4. Gün-Sayfa:2
23 Temmuz 2023
Cumhuriyet'e 100 Gün
Lozan Antlaşmasından 29 Ekim’e günbegün yaşananlar
Mustafa Kemal: Siyaseti bırakıp çiftçi olacağım

Yıl 1922... İzmir daha yeni düşman işgalinden kurtarılmış. Mustafa Kemal, trenle Ankara'ya dönerlerken Rauf Orbay'a 'Benim işim, zafer­le tamam olmuştur.

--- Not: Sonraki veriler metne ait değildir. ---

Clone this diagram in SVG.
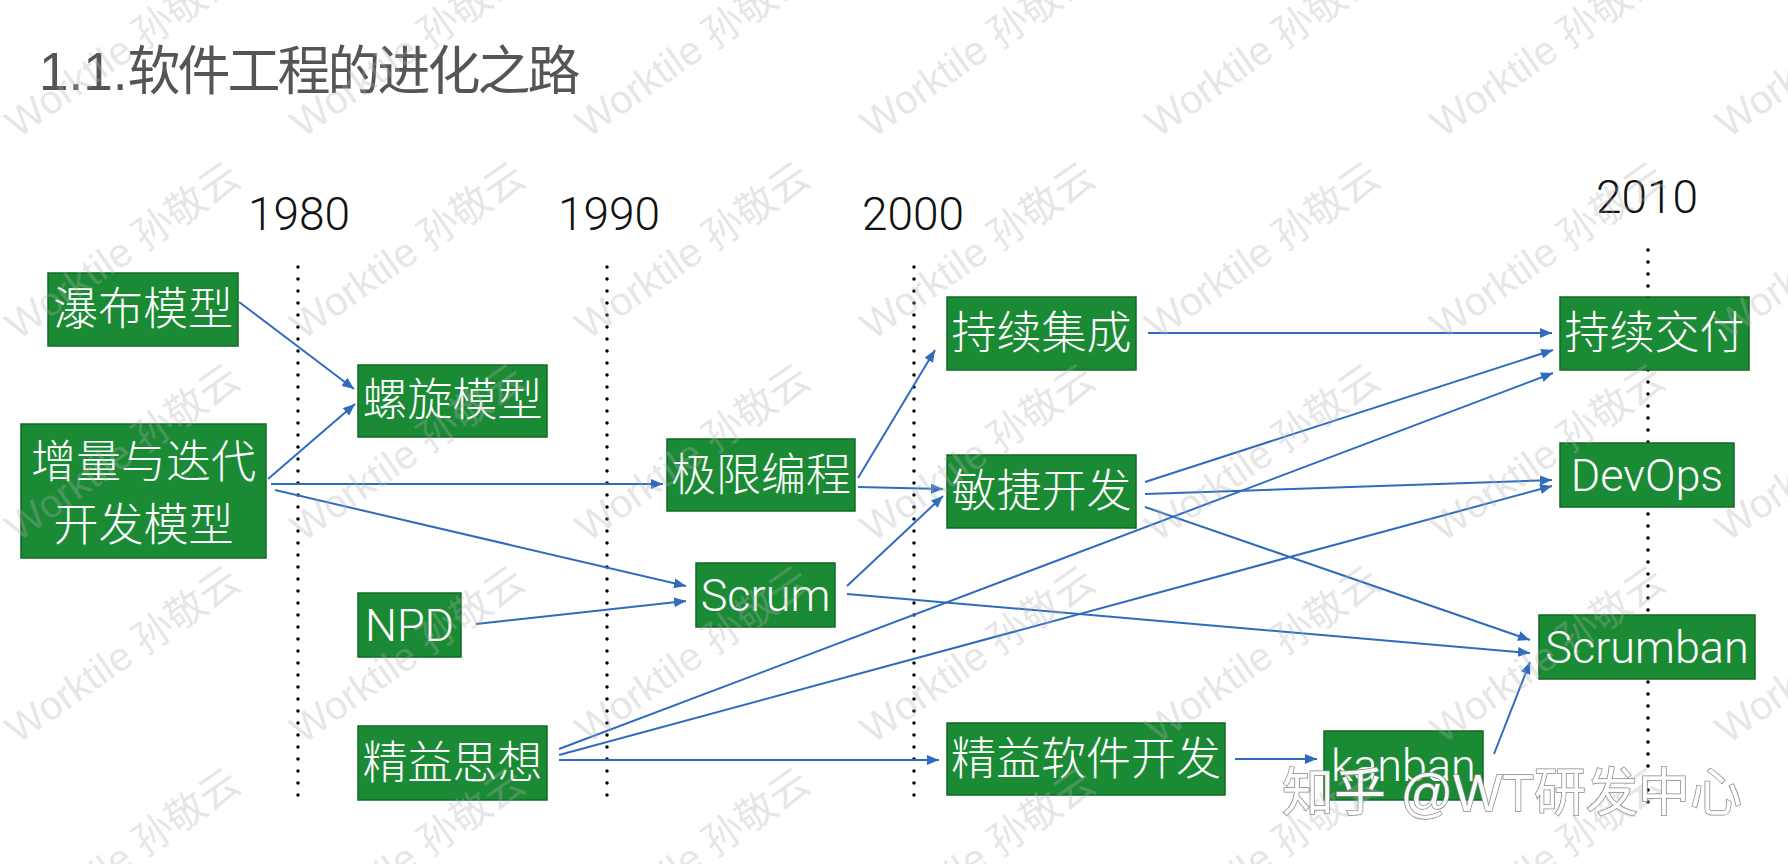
<svg xmlns="http://www.w3.org/2000/svg" width="1788" height="864" viewBox="0 0 1788 864">
<style>
.title{font-family:"Liberation Sans","Noto Sans CJK SC",sans-serif;font-weight:400;font-size:53px;fill:#555}
.year{font-family:Roboto,"Liberation Sans",sans-serif;font-weight:300;font-size:46px;fill:#111;text-anchor:middle}
.box{fill:#1b8a35;stroke:#116a25;stroke-width:1.5}
.lbl{font-family:Roboto,"Noto Sans CJK SC",sans-serif;font-weight:300;font-size:45px;fill:#fff;text-anchor:middle}
.dot{stroke:#000;stroke-width:3.5;stroke-linecap:round;stroke-dasharray:0 12;fill:none}
.edge{stroke:#2f6cbf;stroke-width:2;fill:none;marker-end:url(#ah)}
.wm{font-family:"Liberation Sans","Noto Sans CJK SC",sans-serif;font-size:40px;fill:#b0b0b0;fill-opacity:0.32;text-anchor:end}
</style>
<defs>
<marker id="ah" viewBox="0 0 12 10" refX="12" refY="5" markerWidth="12" markerHeight="10" orient="auto" markerUnits="userSpaceOnUse">
<path d="M0,0 L12,5 L0,10 z" fill="#2f6cbf"/>
</marker>
</defs>
<rect width="1788" height="864" fill="#fff"/>
<text class="title" x="39" y="90">1.1.<tspan letter-spacing="-3">软件工程的进化之路</tspan></text>
<g id="timeline">
<text class="year" x="299" y="230">1980</text>
<text class="year" x="609" y="230">1990</text>
<text class="year" x="913" y="230">2000</text>
<text class="year" x="1647" y="213">2010</text>
<line class="dot" x1="298" y1="267" x2="298" y2="800"/>
<line class="dot" x1="607" y1="267" x2="607" y2="800"/>
<line class="dot" x1="914" y1="267" x2="914" y2="800"/>
<line class="dot" x1="1648" y1="250" x2="1648" y2="812"/>
</g>
<g id="connectors">
<line class="edge" x1="239" y1="302" x2="354" y2="389"/>
<line class="edge" x1="268" y1="479" x2="355" y2="404"/>
<line class="edge" x1="271" y1="484" x2="663" y2="484"/>
<line class="edge" x1="275" y1="490" x2="686" y2="586"/>
<line class="edge" x1="476" y1="624" x2="686" y2="601"/>
<line class="edge" x1="858" y1="478" x2="935" y2="350"/>
<line class="edge" x1="858" y1="487" x2="943" y2="489"/>
<line class="edge" x1="847" y1="586" x2="943" y2="496"/>
<line class="edge" x1="847" y1="594" x2="1530" y2="653"/>
<line class="edge" x1="1148" y1="333" x2="1552" y2="333"/>
<line class="edge" x1="1145" y1="482" x2="1553" y2="350"/>
<line class="edge" x1="1145" y1="494" x2="1552" y2="480"/>
<line class="edge" x1="1145" y1="507" x2="1530" y2="640"/>
<line class="edge" x1="559" y1="749" x2="1553" y2="373"/>
<line class="edge" x1="559" y1="755" x2="1552" y2="486"/>
<line class="edge" x1="559" y1="760" x2="939" y2="760"/>
<line class="edge" x1="1235" y1="759" x2="1317" y2="759"/>
<line class="edge" x1="1494" y1="754" x2="1530" y2="662"/>
</g>
<g id="n_waterfall"><rect class="box" x="48" y="273" width="190" height="73"/><text class="lbl" x="143" y="325">瀑布模型</text></g>
<g id="n_spiral"><rect class="box" x="358" y="365" width="189" height="72"/><text class="lbl" x="452.5" y="416">螺旋模型</text></g>
<g id="n_incremental"><rect class="box" x="21" y="424" width="245" height="134"/><text class="lbl" x="143.5" y="478">增量与迭代</text><text class="lbl" x="143.5" y="541">开发模型</text></g>
<g id="n_npd"><rect class="box" x="358" y="593" width="103" height="64"/><text class="lbl" x="409.5" y="641">NPD</text></g>
<g id="n_lean"><rect class="box" x="358" y="726" width="189" height="74"/><text class="lbl" x="452.5" y="779">精益思想</text></g>
<g id="n_xp"><rect class="box" x="667" y="439" width="188" height="72"/><text class="lbl" x="761" y="491">极限编程</text></g>
<g id="n_scrum"><rect class="box" x="696" y="563" width="139" height="64"/><text class="lbl" x="765.5" y="611">Scrum</text></g>
<g id="n_ci"><rect class="box" x="947" y="297" width="189" height="73"/><text class="lbl" x="1041.5" y="349">持续集成</text></g>
<g id="n_agile"><rect class="box" x="947" y="455" width="189" height="73"/><text class="lbl" x="1041.5" y="507">敏捷开发</text></g>
<g id="n_lsd"><rect class="box" x="947" y="723" width="278" height="72"/><text class="lbl" x="1086" y="775">精益软件开发</text></g>
<g id="n_kanban"><rect class="box" x="1324" y="731" width="159" height="69"/><text class="lbl" x="1403.5" y="781">kanban</text></g>
<g id="n_cd"><rect class="box" x="1560" y="297" width="189" height="73"/><text class="lbl" x="1654.5" y="349">持续交付</text></g>
<g id="n_devops"><rect class="box" x="1560" y="443" width="174" height="64"/><text class="lbl" x="1647" y="491">DevOps</text></g>
<g id="n_scrumban"><rect class="box" x="1539" y="615" width="216" height="64"/><text class="lbl" x="1647" y="663">Scrumban</text></g>
<g id="watermark" class="wm">
<text transform="translate(243,-19) rotate(-35)">Worktile 孙敬云</text>
<text transform="translate(528,-19) rotate(-35)">Worktile 孙敬云</text>
<text transform="translate(813,-19) rotate(-35)">Worktile 孙敬云</text>
<text transform="translate(1098,-19) rotate(-35)">Worktile 孙敬云</text>
<text transform="translate(1383,-19) rotate(-35)">Worktile 孙敬云</text>
<text transform="translate(1668,-19) rotate(-35)">Worktile 孙敬云</text>
<text transform="translate(1953,-19) rotate(-35)">Worktile 孙敬云</text>
<text transform="translate(243,183) rotate(-35)">Worktile 孙敬云</text>
<text transform="translate(528,183) rotate(-35)">Worktile 孙敬云</text>
<text transform="translate(813,183) rotate(-35)">Worktile 孙敬云</text>
<text transform="translate(1098,183) rotate(-35)">Worktile 孙敬云</text>
<text transform="translate(1383,183) rotate(-35)">Worktile 孙敬云</text>
<text transform="translate(1668,183) rotate(-35)">Worktile 孙敬云</text>
<text transform="translate(1953,183) rotate(-35)">Worktile 孙敬云</text>
<text transform="translate(243,385) rotate(-35)">Worktile 孙敬云</text>
<text transform="translate(528,385) rotate(-35)">Worktile 孙敬云</text>
<text transform="translate(813,385) rotate(-35)">Worktile 孙敬云</text>
<text transform="translate(1098,385) rotate(-35)">Worktile 孙敬云</text>
<text transform="translate(1383,385) rotate(-35)">Worktile 孙敬云</text>
<text transform="translate(1668,385) rotate(-35)">Worktile 孙敬云</text>
<text transform="translate(1953,385) rotate(-35)">Worktile 孙敬云</text>
<text transform="translate(243,587) rotate(-35)">Worktile 孙敬云</text>
<text transform="translate(528,587) rotate(-35)">Worktile 孙敬云</text>
<text transform="translate(813,587) rotate(-35)">Worktile 孙敬云</text>
<text transform="translate(1098,587) rotate(-35)">Worktile 孙敬云</text>
<text transform="translate(1383,587) rotate(-35)">Worktile 孙敬云</text>
<text transform="translate(1668,587) rotate(-35)">Worktile 孙敬云</text>
<text transform="translate(1953,587) rotate(-35)">Worktile 孙敬云</text>
<text transform="translate(243,789) rotate(-35)">Worktile 孙敬云</text>
<text transform="translate(528,789) rotate(-35)">Worktile 孙敬云</text>
<text transform="translate(813,789) rotate(-35)">Worktile 孙敬云</text>
<text transform="translate(1098,789) rotate(-35)">Worktile 孙敬云</text>
<text transform="translate(1383,789) rotate(-35)">Worktile 孙敬云</text>
<text transform="translate(1668,789) rotate(-35)">Worktile 孙敬云</text>
<text transform="translate(1953,789) rotate(-35)">Worktile 孙敬云</text>
</g>
<text id="zhihu" x="1282" y="811" font-family="'Liberation Sans','Noto Sans CJK SC',sans-serif" font-size="52" fill="#fff" stroke="#8a8a8a" stroke-width="1.5" paint-order="stroke" fill-opacity="0.95">知乎 @WT研发中心</text>
</svg>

Bir köye çekilip çiftçiliğe başlıyacağım' diyor.

Mustafa Kemal: Siyaseti bırakıp çiftçi olacağım

Atatürk, çiftçilik hevesini Ankara'da kurduğu Atatürk Orman Çiftliğinde gidermeye çalıştı.

İzmir’in kurtuluşundan bir süre sonra Mustafa Kemal, Başbakan Rauf Orbay, Dışişleri Bakanı Yusuf Kemal (Tengirşenk) bütün kadro, hatta Avrupa’dan yeni dönen Ali Fethi (Okyar) dahil geniş bir grup aynı trenle İzmir’den Ankara’ya yola çıkıyorlar.

Yolda, tren Uşak-Eskişehir arasında bir yerdeyken Rauf Orbay’ın anlattığına göre Mustafa Kemal dönüyor Orbay’a ve ‘Sen artık başının çaresine bak. Benim işim, zafer­le tamam olmuştur. Şimdi bir sulh kaldı, o da yapılır yapılmaz, bir köye çekilip, bir kooperatif kurarak, çiftçiliğe başlıyacağım’ diyor. Rauf Orbay bu sözlere çok şaşırınca, Mustafa Kemal üsteliyor: ‘Fakat, istersen Rauf, sen de gel… Siyaseti bırakalım… Bir numune köyü… Tarlalar, bağlar, bahçeler, fidanlıklar, ko­yun sürüleri… Cins atlar, makina ile ziraat… Ben Sofya’da ateşemiliter iken, Bulgar köylerini ve kooperatifçiliğini tetkik ede­rek, daha o zaman bu işe hazırlanmıştım. Örnek köy, mükem­mel şey. İkişer bin lira koyduk mu, tamam… ha nasıl?’

Bu konuşma devam ederken Dışişleri Bakanı Yusuf Kemal (Tengirşenk) Bey araya giriyor, ‘Paşam bakın bir vali, bir kaymakam bulmakta ne kadar güçlük çekiliyor… Hayalatla (hayallerle) uğraşmayalım’ diyor.

Mustafa Kemal bunun üzerine yine Orbay’a dönüyor, ‘Söyle Rauf, sen daha iyi bilirsin, benim hayalatçılığım var mıdır? Hayâlat peşinde koşarak mı, buraya kadar geldik… Göreceksiniz, ‘Mustafa Kemal ve ortaklan numûne çiftliği…’ Hele bir yerini de tesbit edelim de’ diyor.

Bunları hatıralarında aktaran Rauf Orbay duydukları ciddi mi, şaka mı tam anlayamıyor, ‘Bilinmez, Mustafa Kemal Paşa, büyük zaferden sonra ha­kikaten vazifesinin sona erdiğine kanaat getirerek mi, yoksa, ağız aramak yahut şaka olsun diye mi, böyle, hatta muhtelif ve­silelerle bir çok defalar samimi arkadaşları ile bu şekilde ko­nuştuğu görülmüştü’ diyor.

Mustafa Kemal, Nutuk’ta bu sohbetten hiç söz etmiyor.